In the end, love is chemistry because we are. As walking-talking chemical reactions, we attempt to stoichiometrically balance our relationships. Counting the moles on our body, we determine the weight of our heart, and let it beat until equilibrium is reached. We search for love, and love searches for us. Kisses become our pipettes; laughs, our titrations. In the chemistry of love, we all try to win the Nobel Prize.
But while this may be true, what does it matter if one can dissect the world in front of them? Attempting to break everything down into a timeline is irrelevant if one doesn’t live in the present. The same could be said of analyzing love as a science. Even if one understands how it works, that does not make them a lover.

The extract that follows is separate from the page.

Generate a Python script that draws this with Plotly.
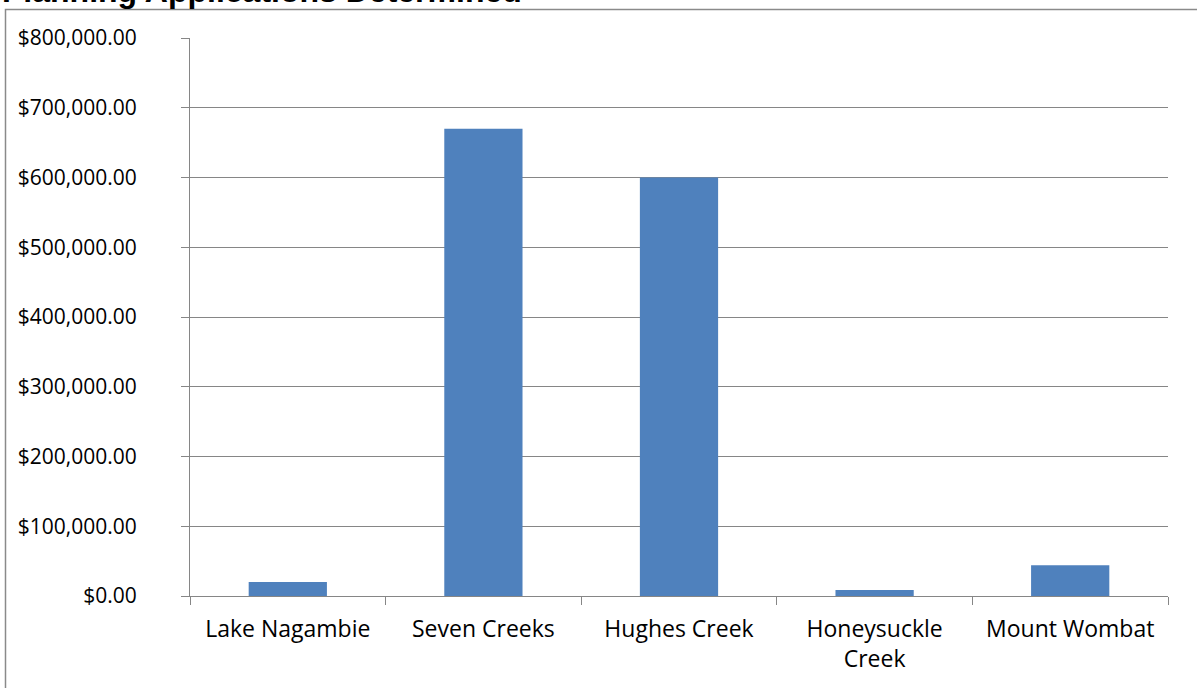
import plotly.graph_objects as go

# Value of planning applications determined, by locality
localities = ["Lake Nagambie", "Seven Creeks", "Hughes Creek", "Honeysuckle<br>Creek", "Mount Wombat"]
values = [20000, 670000, 600000, 8500, 44000]

y_ticks = [0, 100000, 200000, 300000, 400000, 500000, 600000, 700000, 800000]

W, H = 1197, 688
ML, MR, MT, MB = 190, 29, 38, 92
PW, PH = W - ML - MR, H - MT - MB

def px_x(px):
    return (px - ML) / PW

def px_y(py):
    return 1 + (MT - py) / PH

GRID = "#868686"
FAMILY = "Open Sans, Noto Sans, sans-serif"

fig = go.Figure(
    go.Bar(
        x=localities,
        y=values,
        marker=dict(color="#4F81BD", line=dict(width=0)),
        hovertemplate="%{x}: $%{y:,.2f}<extra></extra>",
    )
)

fig.update_layout(
    width=W,
    height=H,
    margin=dict(l=ML, r=MR, t=MT, b=MB, pad=0),
    paper_bgcolor="#ffffff",
    plot_bgcolor="#ffffff",
    bargap=0.6,
    showlegend=False,
    font=dict(family=FAMILY, size=21, color="#000000"),
)

fig.update_yaxes(
    range=[0, 800000],
    tickvals=y_ticks,
    tickformat="$,.2f",
    showgrid=True,
    gridcolor=GRID,
    gridwidth=1,
    zeroline=False,
    showline=True,
    linecolor=GRID,
    linewidth=1,
    ticks="outside",
    ticklen=8,
    tickcolor=GRID,
    tickfont=dict(family=FAMILY, size=21, color="#000000"),
    ticklabelstandoff=40,
)

fig.update_xaxes(
    showline=True,
    linecolor=GRID,
    linewidth=1,
    ticks="outside",
    tickson="boundaries",
    ticklen=8,
    tickcolor=GRID,
    tickfont=dict(family=FAMILY, size=23, color="#000000"),
    ticklabelstandoff=12,
)

# Chart-area frame
fig.add_shape(
    type="rect",
    xref="paper", yref="paper",
    x0=px_x(5.5), x1=px_x(1260),
    y0=px_y(760), y1=px_y(9.5),
    line=dict(color="#8a8a8a", width=1.5),
    fillcolor="rgba(0,0,0,0)",
    layer="below",
)

# Chart title
fig.add_annotation(
    text="<b>Planning Applications Determined</b>",
    xref="paper", yref="paper",
    x=px_x(0), y=px_y(-9),
    xanchor="left", yanchor="middle",
    showarrow=False,
    font=dict(family="Liberation Sans, Arial, sans-serif", size=32, color="#000000"),
)

fig.write_html("out.html")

So while both life and love necessarily needs chemistry, they are one of the many ways to describe the world. Another way of describing it would be to say: where would any of us, the chemical cesspools that we are, be without love? Or perhaps a better question is what would chemistry be without love?
If you don’t have an answer, it’s okay. Potassium is all you need anyhow. It’s the stuff of love and more importantly, bananas.